Folks who routinely travel beyond state lines return shaking their heads at the image of South Carolina that those from elsewhere hold in their heads. You know the drill: Mark Sanford in Argentina, Joe Wilson shouting “You lie!,” the Confederate flag flying on the lawn of our State House, etc.
If only there were some way to tell objectively what image others truly hold of us (and we’ll suspend for a moment the debate over whether we give a damn what others think; we know that many of you don’t, which is one of the sources of our problems). Well, thanks to the magic of the World Wide Web, we do occasionally get an unbiased glimpse.
For instance, I inadvertently had one this morning. On a press release from the University of South Carolina, I saw that a USC study on breast cancer was cited in a story in The Sacramento Bee. Curious to see whether the study played a prominent role in the piece, I followed the link, and saw that the “South Carolina” in the reference to the University was also in hypertext. So I followed it, and found one of those results pages that provided a mishmash of references, from items that are truly about our state to some that merely mention us in a list.
But my eye was drawn to the graphic element on the page, which provided four images under the heading “Sacbee.com photos.” Each image was itself a link to a news item having to do with South Carolina. Here’s what they were:
- The first was a locator map that showed the site of a fatal helicopter crash. A tragedy that could have happened anywhere, which doesn’t reflect upon us particularly one way or another.
- The next was a sports photo in a garnet-in-black motif, taken by Mary Ann Chastain of our local AP office, leading to a story headlined, “Gamecocks pull Top 5 surprise, beat Ole Miss 16-10.” Wow. Sometimes it seems like all anybody here talks about is Gamecock football. Now it seems that it’s what people elsewhere talk about, too. Huh.

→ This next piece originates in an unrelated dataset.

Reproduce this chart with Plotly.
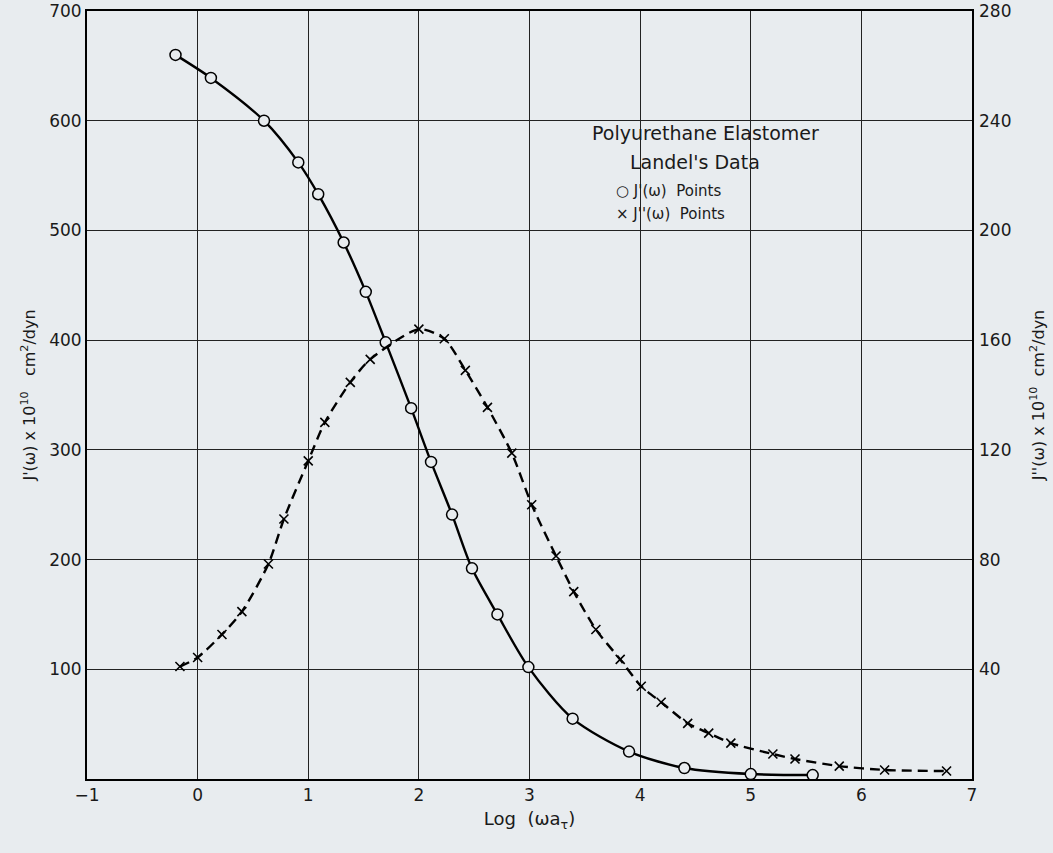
import plotly.graph_objects as go

# J'(omega) points (left axis, x 1e10 cm^2/dyn)
jp_x = [-0.20, 0.12, 0.60, 0.91, 1.09, 1.32, 1.52, 1.70, 1.93, 2.11, 2.30, 2.48,
        2.71, 2.99, 3.39, 3.90, 4.40, 5.00, 5.56]
jp_y = [660, 639, 600, 562, 533, 489, 444, 398, 338, 289, 241, 192,
        150, 102, 55, 25, 10, 4.5, 3.6]

# J''(omega) points (right axis, x 1e10 cm^2/dyn)
jpp_x = [-0.16, 0.00, 0.22, 0.40, 0.64, 0.78, 1.00, 1.15, 1.38, 1.56, 2.00, 2.23,
         2.42, 2.62, 2.84, 3.02, 3.24, 3.40, 3.60, 3.82, 4.01, 4.19, 4.43, 4.62,
         4.82, 5.20, 5.40, 5.80, 6.21, 6.77]
jpp_y = [41.0, 44.3, 52.7, 61.0, 78.4, 94.8, 116.0, 130.0, 144.6, 153.0, 164.0, 160.5,
         149.0, 135.5, 118.8, 100.0, 81.3, 68.3, 54.5, 43.6, 33.8, 28.0, 20.3, 16.7,
         13.1, 9.1, 7.3, 4.7, 3.3, 2.9]

x_ticks = [-1, 0, 1, 2, 3, 4, 5, 6, 7]
left_ticks = [100, 200, 300, 400, 500, 600, 700]
right_ticks = [40, 80, 120, 160, 200, 240, 280]

BG = "#e8ecef"
FONT = "DejaVu Sans"

fig = go.Figure()

fig.add_trace(go.Scatter(
    x=jpp_x, y=jpp_y, yaxis="y2", mode="lines+markers",
    line=dict(color="black", width=2.4, dash="10px,6px", shape="spline", smoothing=0.7),
    marker=dict(symbol="x-thin", size=9, line=dict(color="black", width=1.6)),
    showlegend=False, name="J''(ω) Points"))

fig.add_trace(go.Scatter(
    x=jp_x, y=jp_y, mode="lines+markers",
    line=dict(color="black", width=2.4, shape="spline", smoothing=0.8),
    marker=dict(symbol="circle", size=11, color=BG, line=dict(color="black", width=1.5)),
    showlegend=False, name="J'(ω) Points"))

fig.update_layout(
    width=1053, height=853,
    margin=dict(l=87, r=81, t=11, b=74, autoexpand=False),
    paper_bgcolor=BG, plot_bgcolor=BG,
    font=dict(family=FONT, size=17, color="#1a1a1a"),
    xaxis=dict(range=[-1, 7], tickvals=x_ticks, showgrid=True, gridcolor="#222",
               gridwidth=1.2, zeroline=False, showline=True, linecolor="black",
               linewidth=2, mirror=True, ticks="", ticklen=0, automargin=False,
               title=dict(text="Log  (ωa<sub>τ</sub>)", standoff=8, font=dict(size=18))),
    yaxis=dict(range=[0, 700], tickvals=left_ticks, showgrid=True, gridcolor="#222",
               gridwidth=1.2, zeroline=False, showline=True, linecolor="black",
               linewidth=2, mirror=True, ticks="", ticklabeloverflow="allow",
               automargin=False,
               title=dict(text="J'(ω) x 10<sup>10</sup>   cm<sup>2</sup>/dyn",
                          standoff=10, font=dict(size=16))),
    yaxis2=dict(range=[0, 280], tickvals=right_ticks, overlaying="y", side="right",
                showgrid=False, zeroline=False, showline=False, ticks="",
                ticklabelstandoff=6, ticklabeloverflow="allow", automargin=False,
                title=dict(text="J''(ω) x 10<sup>10</sup>  cm<sup>2</sup>/dyn",
                           standoff=22, font=dict(size=16))),
)

fig.add_annotation(x=4.59, y=589, text="Polyurethane Elastomer", showarrow=False,
                   font=dict(size=19, family=FONT), xanchor="center", yanchor="middle")
fig.add_annotation(x=4.50, y=562, text="Landel's Data", showarrow=False,
                   font=dict(size=19, family=FONT), xanchor="center", yanchor="middle")
fig.add_annotation(x=3.76, y=536, text="○ J'(ω)  Points", showarrow=False,
                   font=dict(size=15, family=FONT), xanchor="left", yanchor="middle")
fig.add_annotation(x=3.76, y=515, text="× J''(ω)  Points", showarrow=False,
                   font=dict(size=15, family=FONT), xanchor="left", yanchor="middle")

fig.write_html("out.html")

- The next photo didn’t look like much of anything — a few scraps of debris scattered on an unremarkable bank of faded red clay. It led to a story out of Anderson about a man who died, alone and penniless, in a tent on the bank of Lake Hartwell. He was described as a “bright but reclusive Civil War buff” who had lost his job at a local museum. Here I was looking for some universal image about our state as a community, and here was a painfully personal tale of a man who died for lack of community. Read into that what you will.
- The fourth, alas, was an image all too familiar. I didn’t particularly want to see what it led to, but I followed the link, which was to a letter to the editor of that newspaper. A letter about us, or at least about one of us. And what do folks in California have on their minds when they take up pen to write about one of us? An excerpt: “Similar vitriol and disrespect was the norm from Southern politicians during the years and months leading up to the American Civil War. I fear we may be headed down a similar path, toward disunion, given the tone of our political dialogue since the 2008 national election.”
So, what has the giftie shown you about how others see us?